**Prompt**
Return verbatim all lines from the first one in the records to the line with "2, shadowOffsetY: 1", both ends kept.

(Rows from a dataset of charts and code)
_____

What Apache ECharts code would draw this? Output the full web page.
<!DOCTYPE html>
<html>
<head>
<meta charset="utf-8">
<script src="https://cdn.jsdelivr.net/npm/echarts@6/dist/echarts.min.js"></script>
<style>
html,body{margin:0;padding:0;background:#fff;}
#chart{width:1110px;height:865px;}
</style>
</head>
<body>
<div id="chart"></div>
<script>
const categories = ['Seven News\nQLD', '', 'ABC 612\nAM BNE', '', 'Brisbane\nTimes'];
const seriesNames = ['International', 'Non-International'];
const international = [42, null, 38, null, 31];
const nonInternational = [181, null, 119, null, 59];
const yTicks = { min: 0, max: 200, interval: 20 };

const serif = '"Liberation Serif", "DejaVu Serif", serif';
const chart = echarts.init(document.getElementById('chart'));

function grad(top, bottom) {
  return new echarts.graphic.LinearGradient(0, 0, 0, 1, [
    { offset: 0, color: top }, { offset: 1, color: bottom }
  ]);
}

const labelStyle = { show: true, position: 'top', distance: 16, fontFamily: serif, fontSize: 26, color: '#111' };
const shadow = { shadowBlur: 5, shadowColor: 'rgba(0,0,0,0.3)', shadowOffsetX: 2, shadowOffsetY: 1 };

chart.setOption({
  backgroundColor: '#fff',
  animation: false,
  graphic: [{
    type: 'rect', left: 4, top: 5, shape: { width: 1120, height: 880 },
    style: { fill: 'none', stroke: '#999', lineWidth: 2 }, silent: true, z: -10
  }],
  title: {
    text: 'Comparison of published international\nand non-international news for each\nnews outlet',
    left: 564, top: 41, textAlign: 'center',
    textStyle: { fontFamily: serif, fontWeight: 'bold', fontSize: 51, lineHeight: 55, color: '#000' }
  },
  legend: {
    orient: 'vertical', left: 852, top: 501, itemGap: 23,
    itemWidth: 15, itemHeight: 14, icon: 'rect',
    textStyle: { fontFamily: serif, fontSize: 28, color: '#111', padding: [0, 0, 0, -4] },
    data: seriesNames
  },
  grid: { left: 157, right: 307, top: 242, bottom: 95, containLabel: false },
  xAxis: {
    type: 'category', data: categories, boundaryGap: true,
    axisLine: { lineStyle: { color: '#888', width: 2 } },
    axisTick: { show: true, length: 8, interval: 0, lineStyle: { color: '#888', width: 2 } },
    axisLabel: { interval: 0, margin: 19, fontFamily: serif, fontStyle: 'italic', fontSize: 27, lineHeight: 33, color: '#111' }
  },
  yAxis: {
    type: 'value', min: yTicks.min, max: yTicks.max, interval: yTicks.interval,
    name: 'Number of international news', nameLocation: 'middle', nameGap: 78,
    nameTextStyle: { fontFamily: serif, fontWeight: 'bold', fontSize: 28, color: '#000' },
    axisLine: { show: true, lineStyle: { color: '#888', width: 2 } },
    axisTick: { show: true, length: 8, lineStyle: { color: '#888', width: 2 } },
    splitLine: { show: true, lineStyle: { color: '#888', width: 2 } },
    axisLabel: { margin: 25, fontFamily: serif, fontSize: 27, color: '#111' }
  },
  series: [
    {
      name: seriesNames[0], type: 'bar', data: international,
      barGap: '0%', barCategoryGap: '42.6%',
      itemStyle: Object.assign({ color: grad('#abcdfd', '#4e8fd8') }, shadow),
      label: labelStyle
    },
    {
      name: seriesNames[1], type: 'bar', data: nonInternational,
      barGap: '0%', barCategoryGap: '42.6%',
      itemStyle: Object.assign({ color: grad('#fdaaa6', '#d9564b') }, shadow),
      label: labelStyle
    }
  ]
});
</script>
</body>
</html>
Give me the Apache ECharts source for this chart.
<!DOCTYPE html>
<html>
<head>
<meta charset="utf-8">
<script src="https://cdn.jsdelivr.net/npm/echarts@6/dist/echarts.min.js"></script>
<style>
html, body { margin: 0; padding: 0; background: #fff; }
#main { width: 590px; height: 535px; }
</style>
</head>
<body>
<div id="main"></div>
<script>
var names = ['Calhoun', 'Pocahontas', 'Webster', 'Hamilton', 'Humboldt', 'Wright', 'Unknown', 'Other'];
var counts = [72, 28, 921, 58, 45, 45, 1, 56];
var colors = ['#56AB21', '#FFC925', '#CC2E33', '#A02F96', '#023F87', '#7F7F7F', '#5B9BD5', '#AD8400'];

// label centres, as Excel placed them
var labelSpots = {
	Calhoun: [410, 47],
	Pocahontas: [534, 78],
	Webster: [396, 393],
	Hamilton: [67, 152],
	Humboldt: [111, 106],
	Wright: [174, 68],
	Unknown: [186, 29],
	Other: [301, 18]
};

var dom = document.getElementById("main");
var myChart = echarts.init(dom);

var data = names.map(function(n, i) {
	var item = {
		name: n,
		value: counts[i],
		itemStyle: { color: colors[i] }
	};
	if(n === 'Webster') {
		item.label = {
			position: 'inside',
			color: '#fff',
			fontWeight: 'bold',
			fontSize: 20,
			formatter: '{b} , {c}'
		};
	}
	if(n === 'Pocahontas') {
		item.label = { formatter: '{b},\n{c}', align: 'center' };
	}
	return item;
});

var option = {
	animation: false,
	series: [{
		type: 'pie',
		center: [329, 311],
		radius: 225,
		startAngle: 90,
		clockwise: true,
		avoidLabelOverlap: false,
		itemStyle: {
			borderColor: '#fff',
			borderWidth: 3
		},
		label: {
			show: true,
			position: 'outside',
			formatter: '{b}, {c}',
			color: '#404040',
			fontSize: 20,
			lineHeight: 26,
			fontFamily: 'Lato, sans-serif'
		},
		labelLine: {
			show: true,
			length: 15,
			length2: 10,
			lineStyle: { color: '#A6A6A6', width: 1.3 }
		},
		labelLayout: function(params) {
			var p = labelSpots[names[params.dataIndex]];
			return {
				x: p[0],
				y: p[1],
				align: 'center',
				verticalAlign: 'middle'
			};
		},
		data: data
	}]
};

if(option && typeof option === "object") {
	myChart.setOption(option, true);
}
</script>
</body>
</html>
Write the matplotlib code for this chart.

_____

**Response to this task**
What Apache ECharts code would draw this? Output the full web page.
<!DOCTYPE html>
<html>
<head>
<meta charset="utf-8">
<script src="https://cdn.jsdelivr.net/npm/echarts@6/dist/echarts.min.js"></script>
<style>
html,body{margin:0;padding:0;background:#fff;}
#chart{width:1110px;height:865px;}
</style>
</head>
<body>
<div id="chart"></div>
<script>
const categories = ['Seven News\nQLD', '', 'ABC 612\nAM BNE', '', 'Brisbane\nTimes'];
const seriesNames = ['International', 'Non-International'];
const international = [42, null, 38, null, 31];
const nonInternational = [181, null, 119, null, 59];
const yTicks = { min: 0, max: 200, interval: 20 };

const serif = '"Liberation Serif", "DejaVu Serif", serif';
const chart = echarts.init(document.getElementById('chart'));

function grad(top, bottom) {
  return new echarts.graphic.LinearGradient(0, 0, 0, 1, [
    { offset: 0, color: top }, { offset: 1, color: bottom }
  ]);
}

const labelStyle = { show: true, position: 'top', distance: 16, fontFamily: serif, fontSize: 26, color: '#111' };
const shadow = { shadowBlur: 5, shadowColor: 'rgba(0,0,0,0.3)', shadowOffsetX: 2, shadowOffsetY: 1 };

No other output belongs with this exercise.